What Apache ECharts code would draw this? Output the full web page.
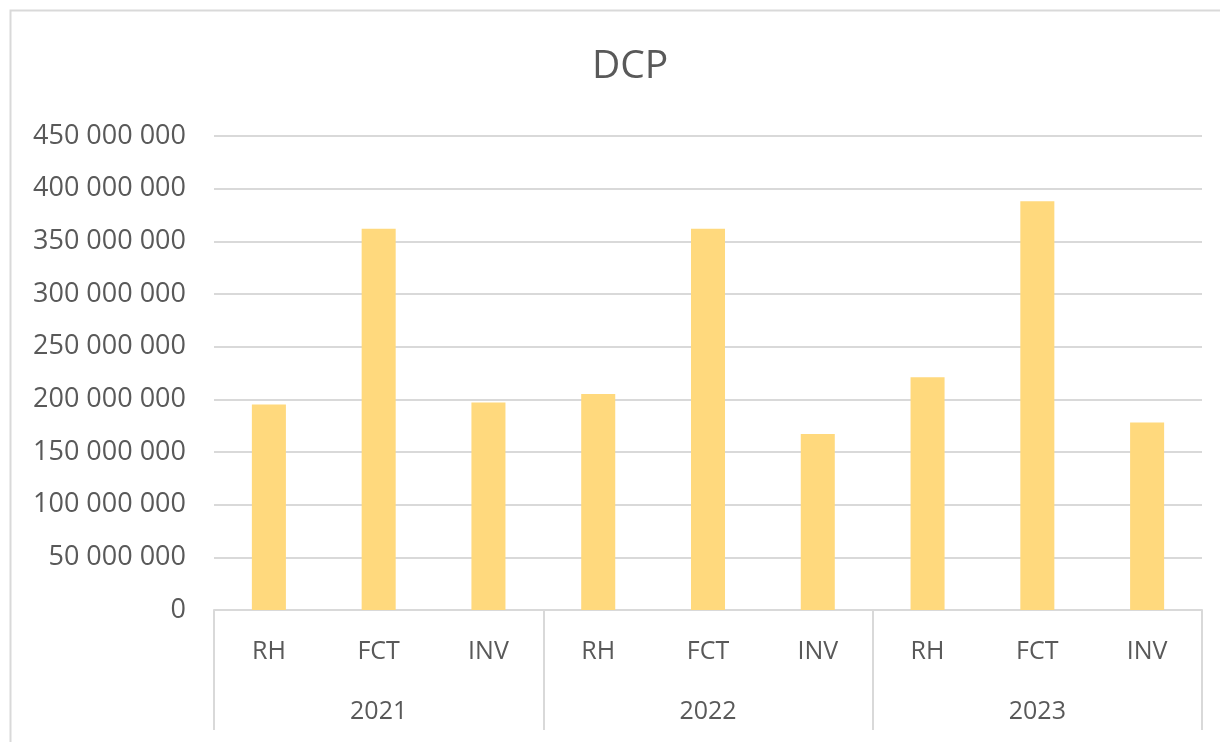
<!DOCTYPE html>
<html>
<head>
<meta charset="utf-8">
<title>DCP</title>
<script src="https://cdn.jsdelivr.net/npm/echarts@6/dist/echarts.min.js"></script>
<style>
  html, body { margin: 0; padding: 0; background: #fff; }
  #chart { width: 1220px; height: 742px; }
</style>
</head>
<body>
<div id="chart"></div>
<script>
// data
var years = ['2021', '2022', '2023'];
var groups = ['RH', 'FCT', 'INV'];
var categories = ['RH', 'FCT', 'INV', 'RH', 'FCT', 'INV', 'RH', 'FCT', 'INV'];
var values = [195000000, 362000000, 197000000, 205000000, 362000000, 167000000, 221000000, 388000000, 178000000];
var yTicks = [0, 50000000, 100000000, 150000000, 200000000, 250000000, 300000000, 350000000, 400000000, 450000000];

var textColor = '#595959';
var lineColor = '#D9D9D9';
var font = 'Open Sans';

function fmt(v){
    return String(v).replace(/\B(?=(\d{3})+(?!\d))/g, ' ');
}

var myChart = echarts.init(document.getElementById('chart'), null, {renderer: 'canvas'});

var option = {
    animation: false,
    backgroundColor: '#fff',
    title: {
        text: 'DCP',
        left: 587,
        top: 42,
        textStyle: {color: textColor, fontFamily: font, fontSize: 39, fontWeight: 'normal'}
    },
    graphic: [{
        type: 'rect',
        shape: {x: 10.5, y: 10.5, width: 1230, height: 760},
        style: {fill: 'none', stroke: lineColor, lineWidth: 2},
        silent: true
    }],
    grid: {left: 214, right: 18, top: 136, bottom: 132},
    xAxis: [
        {
            type: 'category',
            data: categories,
            position: 'bottom',
            axisLine: {show: true, lineStyle: {color: lineColor, width: 2}},
            axisTick: {
                show: true,
                length: 120,
                interval: function(index){ return index % groups.length === 0; },
                lineStyle: {color: lineColor, width: 2}
            },
            axisLabel: {color: textColor, fontFamily: font, fontSize: 25, margin: 29, interval: 0}
        },
        {
            type: 'category',
            data: years,
            position: 'bottom',
            axisLine: {show: false},
            axisTick: {show: false},
            axisLabel: {color: textColor, fontFamily: font, fontSize: 25, margin: 89, interval: 0}
        }
    ],
    yAxis: {
        type: 'value',
        min: 0,
        max: yTicks[yTicks.length - 1],
        interval: yTicks[1] - yTicks[0],
        axisLine: {show: false},
        axisTick: {show: false},
        splitLine: {lineStyle: {color: lineColor, width: 2}},
        axisLabel: {
            color: textColor, fontFamily: font, fontSize: 27, margin: 28,
            formatter: function(v){ return fmt(v); }
        }
    },
    series: [
        {
            type: 'bar',
            xAxisIndex: 0,
            data: values,
            barWidth: '31%',
            itemStyle: {color: '#FFD97D'}
        }
    ]
};

myChart.setOption(option);
window.addEventListener('resize', myChart.resize);
</script>
</body>
</html>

[Task statement]:
Reproduce the material above in full, exactly, with no images.

[Result]:
What Apache ECharts code would draw this? Output the full web page.
<!DOCTYPE html>
<html>
<head>
<meta charset="utf-8">
<title>DCP</title>
<script src="https://cdn.jsdelivr.net/npm/echarts@6/dist/echarts.min.js"></script>
<style>
  html, body { margin: 0; padding: 0; background: #fff; }
  #chart { width: 1220px; height: 742px; }
</style>
</head>
<body>
<div id="chart"></div>
<script>
// data
var years = ['2021', '2022', '2023'];
var groups = ['RH', 'FCT', 'INV'];
var categories = ['RH', 'FCT', 'INV', 'RH', 'FCT', 'INV', 'RH', 'FCT', 'INV'];
var values = [195000000, 362000000, 197000000, 205000000, 362000000, 167000000, 221000000, 388000000, 178000000];
var yTicks = [0, 50000000, 100000000, 150000000, 200000000, 250000000, 300000000, 350000000, 400000000, 450000000];

var textColor = '#595959';
var lineColor = '#D9D9D9';
var font = 'Open Sans';

function fmt(v){
    return String(v).replace(/\B(?=(\d{3})+(?!\d))/g, ' ');
}

var myChart = echarts.init(document.getElementById('chart'), null, {renderer: 'canvas'});

var option = {
    animation: false,
    backgroundColor: '#fff',
    title: {
        text: 'DCP',
        left: 587,
        top: 42,
        textStyle: {color: textColor, fontFamily: font, fontSize: 39, fontWeight: 'normal'}
    },
    graphic: [{
        type: 'rect',
        shape: {x: 10.5, y: 10.5, width: 1230, height: 760},
        style: {fill: 'none', stroke: lineColor, lineWidth: 2},
        silent: true
    }],
    grid: {left: 214, right: 18, top: 136, bottom: 132},
    xAxis: [
        {
            type: 'category',
            data: categories,
            position: 'bottom',
            axisLine: {show: true, lineStyle: {color: lineColor, width: 2}},
            axisTick: {
                show: true,
                length: 120,
                interval: function(index){ return index % groups.length === 0; },
                lineStyle: {color: lineColor, width: 2}
            },
            axisLabel: {color: textColor, fontFamily: font, fontSize: 25, margin: 29, interval: 0}
        },
        {
            type: 'category',
            data: years,
            position: 'bottom',
            axisLine: {show: false},
            axisTick: {show: false},
            axisLabel: {color: textColor, fontFamily: font, fontSize: 25, margin: 89, interval: 0}
        }
    ],
    yAxis: {
        type: 'value',
        min: 0,
        max: yTicks[yTicks.length - 1],
        interval: yTicks[1] - yTicks[0],
        axisLine: {show: false},
        axisTick: {show: false},
        splitLine: {lineStyle: {color: lineColor, width: 2}},
        axisLabel: {
            color: textColor, fontFamily: font, fontSize: 27, margin: 28,
            formatter: function(v){ return fmt(v); }
        }
    },
    series: [
        {
            type: 'bar',
            xAxisIndex: 0,
            data: values,
            barWidth: '31%',
            itemStyle: {color: '#FFD97D'}
        }
    ]
};

myChart.setOption(option);
window.addEventListener('resize', myChart.resize);
</script>
</body>
</html>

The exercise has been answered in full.